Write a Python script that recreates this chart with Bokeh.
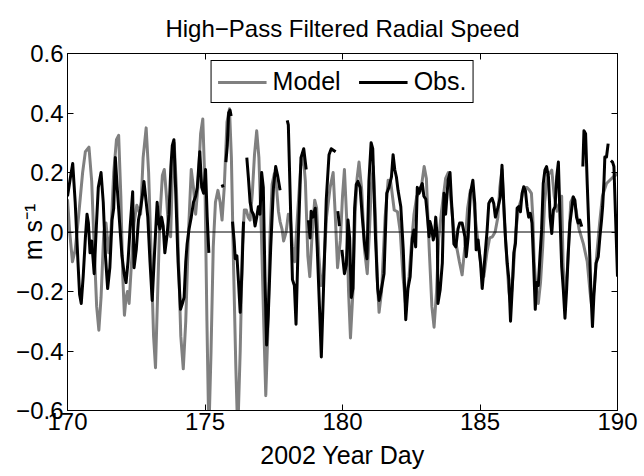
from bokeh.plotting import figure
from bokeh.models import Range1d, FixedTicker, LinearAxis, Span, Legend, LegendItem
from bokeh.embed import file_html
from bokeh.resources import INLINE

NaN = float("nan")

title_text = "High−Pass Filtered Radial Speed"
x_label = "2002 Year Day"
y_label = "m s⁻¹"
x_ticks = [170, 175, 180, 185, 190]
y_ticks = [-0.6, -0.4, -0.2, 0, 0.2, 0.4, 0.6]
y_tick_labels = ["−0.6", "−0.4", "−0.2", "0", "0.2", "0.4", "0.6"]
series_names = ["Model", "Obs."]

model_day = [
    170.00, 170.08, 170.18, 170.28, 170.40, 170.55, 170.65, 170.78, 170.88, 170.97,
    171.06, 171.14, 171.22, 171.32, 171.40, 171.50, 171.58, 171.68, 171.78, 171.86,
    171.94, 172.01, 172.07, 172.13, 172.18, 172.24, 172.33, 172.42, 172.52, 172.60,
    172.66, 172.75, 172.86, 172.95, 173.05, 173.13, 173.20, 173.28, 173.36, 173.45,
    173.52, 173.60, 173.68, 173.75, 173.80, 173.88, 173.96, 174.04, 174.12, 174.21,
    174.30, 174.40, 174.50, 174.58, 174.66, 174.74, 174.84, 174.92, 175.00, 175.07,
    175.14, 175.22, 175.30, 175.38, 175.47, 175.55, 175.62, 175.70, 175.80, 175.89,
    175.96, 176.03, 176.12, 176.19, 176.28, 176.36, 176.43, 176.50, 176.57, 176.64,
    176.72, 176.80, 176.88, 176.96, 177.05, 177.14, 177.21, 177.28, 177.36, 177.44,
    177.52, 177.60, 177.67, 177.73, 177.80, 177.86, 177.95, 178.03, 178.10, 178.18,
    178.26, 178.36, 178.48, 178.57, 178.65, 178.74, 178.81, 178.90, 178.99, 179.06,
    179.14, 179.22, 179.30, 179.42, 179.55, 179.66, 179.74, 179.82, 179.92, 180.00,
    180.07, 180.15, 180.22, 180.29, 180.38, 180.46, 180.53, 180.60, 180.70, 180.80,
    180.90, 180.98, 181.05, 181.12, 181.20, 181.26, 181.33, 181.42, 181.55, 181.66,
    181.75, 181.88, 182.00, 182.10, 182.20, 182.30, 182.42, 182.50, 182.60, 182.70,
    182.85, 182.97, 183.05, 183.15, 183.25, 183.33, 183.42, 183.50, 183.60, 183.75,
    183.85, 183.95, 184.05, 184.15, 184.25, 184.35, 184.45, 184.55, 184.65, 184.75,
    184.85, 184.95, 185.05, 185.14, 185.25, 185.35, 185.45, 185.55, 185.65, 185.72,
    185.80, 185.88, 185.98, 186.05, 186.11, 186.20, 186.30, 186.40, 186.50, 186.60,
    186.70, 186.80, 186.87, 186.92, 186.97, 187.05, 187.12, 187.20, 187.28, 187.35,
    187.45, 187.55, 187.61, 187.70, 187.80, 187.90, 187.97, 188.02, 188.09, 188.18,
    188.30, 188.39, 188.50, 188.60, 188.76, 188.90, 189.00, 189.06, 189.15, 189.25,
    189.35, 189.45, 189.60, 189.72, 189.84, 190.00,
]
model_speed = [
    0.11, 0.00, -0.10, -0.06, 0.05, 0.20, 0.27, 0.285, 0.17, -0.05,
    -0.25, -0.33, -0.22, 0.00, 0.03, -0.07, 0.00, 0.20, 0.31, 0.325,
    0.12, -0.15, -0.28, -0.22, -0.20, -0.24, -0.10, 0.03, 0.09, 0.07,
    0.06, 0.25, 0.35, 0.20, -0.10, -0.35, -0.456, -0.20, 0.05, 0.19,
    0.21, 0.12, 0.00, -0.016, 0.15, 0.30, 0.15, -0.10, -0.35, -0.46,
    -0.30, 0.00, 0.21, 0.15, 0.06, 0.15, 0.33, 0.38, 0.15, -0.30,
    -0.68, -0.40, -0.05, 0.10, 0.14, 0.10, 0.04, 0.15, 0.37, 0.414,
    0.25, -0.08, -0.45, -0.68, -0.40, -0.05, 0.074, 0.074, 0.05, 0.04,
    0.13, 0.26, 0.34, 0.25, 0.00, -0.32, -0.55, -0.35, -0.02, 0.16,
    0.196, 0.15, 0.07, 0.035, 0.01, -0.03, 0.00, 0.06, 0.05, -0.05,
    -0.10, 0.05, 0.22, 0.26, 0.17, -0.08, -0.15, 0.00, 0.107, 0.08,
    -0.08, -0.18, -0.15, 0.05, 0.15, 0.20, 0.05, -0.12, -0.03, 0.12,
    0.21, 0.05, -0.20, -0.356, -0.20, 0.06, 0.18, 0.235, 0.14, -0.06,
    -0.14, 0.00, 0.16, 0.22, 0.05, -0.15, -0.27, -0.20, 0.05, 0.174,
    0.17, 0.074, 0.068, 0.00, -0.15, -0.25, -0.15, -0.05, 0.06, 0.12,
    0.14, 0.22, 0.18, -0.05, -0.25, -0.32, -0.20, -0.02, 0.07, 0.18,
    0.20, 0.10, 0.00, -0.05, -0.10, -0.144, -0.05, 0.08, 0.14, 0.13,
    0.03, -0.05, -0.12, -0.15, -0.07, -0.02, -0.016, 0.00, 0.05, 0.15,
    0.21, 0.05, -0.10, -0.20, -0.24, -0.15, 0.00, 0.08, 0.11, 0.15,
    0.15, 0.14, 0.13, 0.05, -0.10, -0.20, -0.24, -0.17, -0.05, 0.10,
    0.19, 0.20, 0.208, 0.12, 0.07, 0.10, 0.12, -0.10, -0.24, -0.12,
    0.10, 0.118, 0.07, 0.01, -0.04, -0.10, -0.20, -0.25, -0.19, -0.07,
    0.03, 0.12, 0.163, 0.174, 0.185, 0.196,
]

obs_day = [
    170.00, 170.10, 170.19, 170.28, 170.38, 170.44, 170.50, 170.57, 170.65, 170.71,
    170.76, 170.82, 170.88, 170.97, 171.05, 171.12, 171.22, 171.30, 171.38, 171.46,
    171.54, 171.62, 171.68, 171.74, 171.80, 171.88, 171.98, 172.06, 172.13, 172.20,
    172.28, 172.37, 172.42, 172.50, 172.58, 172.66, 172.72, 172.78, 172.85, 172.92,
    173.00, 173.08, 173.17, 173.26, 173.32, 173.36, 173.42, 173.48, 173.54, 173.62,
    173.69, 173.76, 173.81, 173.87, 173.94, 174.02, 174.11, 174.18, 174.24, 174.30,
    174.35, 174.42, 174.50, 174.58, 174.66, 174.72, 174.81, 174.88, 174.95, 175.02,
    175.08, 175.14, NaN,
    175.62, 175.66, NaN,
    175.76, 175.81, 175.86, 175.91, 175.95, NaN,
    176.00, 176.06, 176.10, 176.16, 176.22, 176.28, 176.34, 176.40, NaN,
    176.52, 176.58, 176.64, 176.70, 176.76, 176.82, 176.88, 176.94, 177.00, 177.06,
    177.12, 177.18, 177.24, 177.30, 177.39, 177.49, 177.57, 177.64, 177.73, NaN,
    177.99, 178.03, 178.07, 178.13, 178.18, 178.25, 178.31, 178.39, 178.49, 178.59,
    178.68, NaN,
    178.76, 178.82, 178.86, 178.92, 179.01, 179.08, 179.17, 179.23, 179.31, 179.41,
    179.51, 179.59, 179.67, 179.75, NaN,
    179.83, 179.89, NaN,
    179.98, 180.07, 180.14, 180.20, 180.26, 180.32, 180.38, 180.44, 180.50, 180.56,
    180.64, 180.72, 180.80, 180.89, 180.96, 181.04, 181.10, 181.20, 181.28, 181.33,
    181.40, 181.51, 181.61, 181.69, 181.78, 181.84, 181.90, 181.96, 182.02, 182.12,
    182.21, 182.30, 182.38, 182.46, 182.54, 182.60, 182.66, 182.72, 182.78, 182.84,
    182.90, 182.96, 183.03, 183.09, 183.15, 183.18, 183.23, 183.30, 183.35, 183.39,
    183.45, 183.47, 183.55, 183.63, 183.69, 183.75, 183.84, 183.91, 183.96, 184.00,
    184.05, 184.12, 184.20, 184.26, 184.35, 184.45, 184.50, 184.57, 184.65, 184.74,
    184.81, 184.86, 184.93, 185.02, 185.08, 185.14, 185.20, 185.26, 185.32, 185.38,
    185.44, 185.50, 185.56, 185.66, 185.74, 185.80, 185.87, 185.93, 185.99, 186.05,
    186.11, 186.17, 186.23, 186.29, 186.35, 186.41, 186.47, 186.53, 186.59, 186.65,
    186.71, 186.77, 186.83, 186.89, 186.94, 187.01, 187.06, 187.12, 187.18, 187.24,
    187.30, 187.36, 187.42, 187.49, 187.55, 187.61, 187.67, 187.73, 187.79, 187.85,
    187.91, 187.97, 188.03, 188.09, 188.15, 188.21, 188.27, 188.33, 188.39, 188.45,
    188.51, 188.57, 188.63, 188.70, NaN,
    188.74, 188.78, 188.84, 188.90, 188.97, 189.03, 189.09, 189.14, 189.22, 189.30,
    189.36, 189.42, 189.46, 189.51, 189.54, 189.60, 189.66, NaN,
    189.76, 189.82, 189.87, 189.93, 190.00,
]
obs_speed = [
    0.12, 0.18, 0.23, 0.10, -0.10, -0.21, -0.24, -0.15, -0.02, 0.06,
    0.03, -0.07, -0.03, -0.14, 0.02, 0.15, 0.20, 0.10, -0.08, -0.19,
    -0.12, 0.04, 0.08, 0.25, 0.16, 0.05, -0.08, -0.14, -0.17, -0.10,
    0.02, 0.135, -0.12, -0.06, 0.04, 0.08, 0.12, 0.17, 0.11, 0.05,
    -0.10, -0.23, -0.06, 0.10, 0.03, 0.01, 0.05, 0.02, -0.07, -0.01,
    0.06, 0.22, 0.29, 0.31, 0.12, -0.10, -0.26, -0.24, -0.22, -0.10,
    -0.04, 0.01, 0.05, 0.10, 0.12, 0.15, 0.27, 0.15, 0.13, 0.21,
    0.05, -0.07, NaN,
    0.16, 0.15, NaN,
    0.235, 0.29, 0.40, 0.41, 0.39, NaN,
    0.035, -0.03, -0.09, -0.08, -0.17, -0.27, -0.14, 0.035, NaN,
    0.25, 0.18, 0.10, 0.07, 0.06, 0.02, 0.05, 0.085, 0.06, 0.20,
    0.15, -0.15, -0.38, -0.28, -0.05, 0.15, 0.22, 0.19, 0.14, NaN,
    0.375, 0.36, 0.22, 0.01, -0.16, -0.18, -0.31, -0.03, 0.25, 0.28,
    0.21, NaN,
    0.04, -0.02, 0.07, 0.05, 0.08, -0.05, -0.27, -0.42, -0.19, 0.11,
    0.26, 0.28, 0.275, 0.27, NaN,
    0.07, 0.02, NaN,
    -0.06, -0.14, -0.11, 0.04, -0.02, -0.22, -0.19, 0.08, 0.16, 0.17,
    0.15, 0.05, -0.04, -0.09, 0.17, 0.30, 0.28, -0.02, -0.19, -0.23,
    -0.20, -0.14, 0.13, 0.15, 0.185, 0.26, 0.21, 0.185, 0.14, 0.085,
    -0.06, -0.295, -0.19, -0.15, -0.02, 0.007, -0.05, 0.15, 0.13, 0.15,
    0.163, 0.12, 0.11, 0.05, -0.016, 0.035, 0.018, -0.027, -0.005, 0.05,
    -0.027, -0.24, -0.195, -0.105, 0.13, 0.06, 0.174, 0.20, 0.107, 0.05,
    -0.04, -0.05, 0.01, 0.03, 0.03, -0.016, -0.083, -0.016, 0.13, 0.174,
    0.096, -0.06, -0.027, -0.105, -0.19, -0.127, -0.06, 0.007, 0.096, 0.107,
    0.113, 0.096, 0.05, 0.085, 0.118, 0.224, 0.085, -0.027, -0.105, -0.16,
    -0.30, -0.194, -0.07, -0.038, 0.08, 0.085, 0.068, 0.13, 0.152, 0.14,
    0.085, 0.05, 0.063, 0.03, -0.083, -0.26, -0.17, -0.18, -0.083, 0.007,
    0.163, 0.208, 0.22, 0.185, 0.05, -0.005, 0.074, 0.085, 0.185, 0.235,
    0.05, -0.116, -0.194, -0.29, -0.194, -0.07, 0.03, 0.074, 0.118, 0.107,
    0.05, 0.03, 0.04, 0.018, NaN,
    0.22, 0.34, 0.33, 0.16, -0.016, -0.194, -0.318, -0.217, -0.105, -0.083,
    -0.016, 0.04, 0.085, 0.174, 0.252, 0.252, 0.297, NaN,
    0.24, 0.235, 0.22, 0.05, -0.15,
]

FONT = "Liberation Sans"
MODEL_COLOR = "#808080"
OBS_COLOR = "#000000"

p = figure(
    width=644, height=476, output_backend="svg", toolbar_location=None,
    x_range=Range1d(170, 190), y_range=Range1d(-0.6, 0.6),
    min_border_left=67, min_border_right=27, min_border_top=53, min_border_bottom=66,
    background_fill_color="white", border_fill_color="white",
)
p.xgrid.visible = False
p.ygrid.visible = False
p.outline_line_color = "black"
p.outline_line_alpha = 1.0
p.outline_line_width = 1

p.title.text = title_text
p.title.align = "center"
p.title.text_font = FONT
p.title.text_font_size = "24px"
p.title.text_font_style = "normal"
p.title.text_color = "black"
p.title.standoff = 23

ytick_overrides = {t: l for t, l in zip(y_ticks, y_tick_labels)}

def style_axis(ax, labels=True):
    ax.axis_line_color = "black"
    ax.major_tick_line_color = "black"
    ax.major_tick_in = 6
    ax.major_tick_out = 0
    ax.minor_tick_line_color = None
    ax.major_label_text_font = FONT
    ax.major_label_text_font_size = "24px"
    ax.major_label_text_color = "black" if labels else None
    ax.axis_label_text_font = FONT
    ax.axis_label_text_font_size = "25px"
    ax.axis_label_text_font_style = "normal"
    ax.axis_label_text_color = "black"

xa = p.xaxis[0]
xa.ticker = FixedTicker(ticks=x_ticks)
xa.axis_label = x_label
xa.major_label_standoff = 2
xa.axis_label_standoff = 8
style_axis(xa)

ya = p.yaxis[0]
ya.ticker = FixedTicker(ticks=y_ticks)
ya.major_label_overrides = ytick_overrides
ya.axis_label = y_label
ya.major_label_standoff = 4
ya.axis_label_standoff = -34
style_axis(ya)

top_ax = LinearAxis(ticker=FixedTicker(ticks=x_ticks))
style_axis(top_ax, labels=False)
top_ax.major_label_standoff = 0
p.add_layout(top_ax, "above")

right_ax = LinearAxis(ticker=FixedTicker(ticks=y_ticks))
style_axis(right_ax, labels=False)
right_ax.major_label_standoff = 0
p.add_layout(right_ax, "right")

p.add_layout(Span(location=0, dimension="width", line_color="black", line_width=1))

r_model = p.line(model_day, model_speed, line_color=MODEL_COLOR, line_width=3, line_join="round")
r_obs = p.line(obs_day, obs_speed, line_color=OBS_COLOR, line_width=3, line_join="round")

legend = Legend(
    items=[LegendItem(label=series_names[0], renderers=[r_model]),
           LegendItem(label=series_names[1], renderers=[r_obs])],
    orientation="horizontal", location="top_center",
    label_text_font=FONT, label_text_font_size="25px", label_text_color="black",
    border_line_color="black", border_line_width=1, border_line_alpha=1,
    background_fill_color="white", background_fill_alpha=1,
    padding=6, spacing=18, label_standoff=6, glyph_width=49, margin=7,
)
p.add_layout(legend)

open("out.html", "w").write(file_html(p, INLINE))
__________________________________________________
* _WHAT IS EXPECTED_: Extract the lines exactly, please: the first line of the listing, the line with "from bokeh.resources import INLINE", and every line between them, but no pictures.

* _RESULT FOR THIS EXERCISE_:
Write a Python script that recreates this chart with Bokeh.
from bokeh.plotting import figure
from bokeh.models import Range1d, FixedTicker, LinearAxis, Span, Legend, LegendItem
from bokeh.embed import file_html
from bokeh.resources import INLINE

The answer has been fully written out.